The John Galt Corporation is a demolition and construction contractor based in New York City, which was subcontracted to demolish the Deutsche Bank Building after the building suffered severe damage during the September 11 terrorist attacks on the World Trade Center. The company was involved in multiple scandals related to its work at the site.

The company was founded in 1983 and named for a character from Ayn Rand's novel Atlas Shrugged. The company had apparently done no substantial work of any kind until it was subcontracted by Bovis Lend Lease to demolish the Deutsche Bank Building. The company essentially acted as a shell corporation for the Regional Scaffolding and Hoisting Company and two former Safeway Environmental Corporation executives. The use of a shell corporation is not unusual within the demolition industry, but the participation of Safeway Environmental executives drew attention because of past problems that company had with government contracts, including accusations of ties to criminal organizations.

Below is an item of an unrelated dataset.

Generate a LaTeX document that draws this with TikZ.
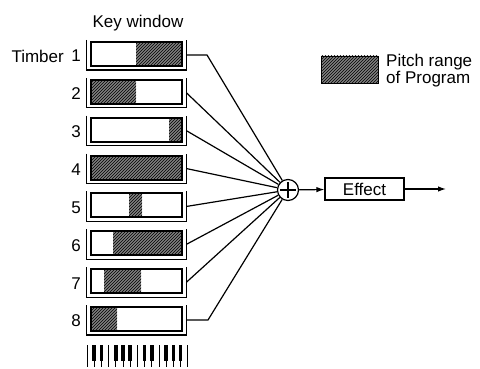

Three of the company's construction supervisors (Mitchel Alvo, Salvatore DePaola, and Jeffrey Melofchik) were charged for manslaughter and criminally negligent homicide as a result of the deaths of two firefighters in a fire which broke out in August 2007. The John Galt Corporation was also charged. Alvo was acquitted in a bench trial; DePaola and Melofchik were cleared in a jury trial. The company was acquitted of manslaughter, but was convicted of second-degree reckless endangerment, a misdemeanor.

In a separate case, one of the company's purchasing agents, Robert Chiarappa, was sentenced to seven and a half years in prison for embezzling over 1.2 million dollars from the building's demolition. Three other people also pleaded guilty for their involvement in the scheme.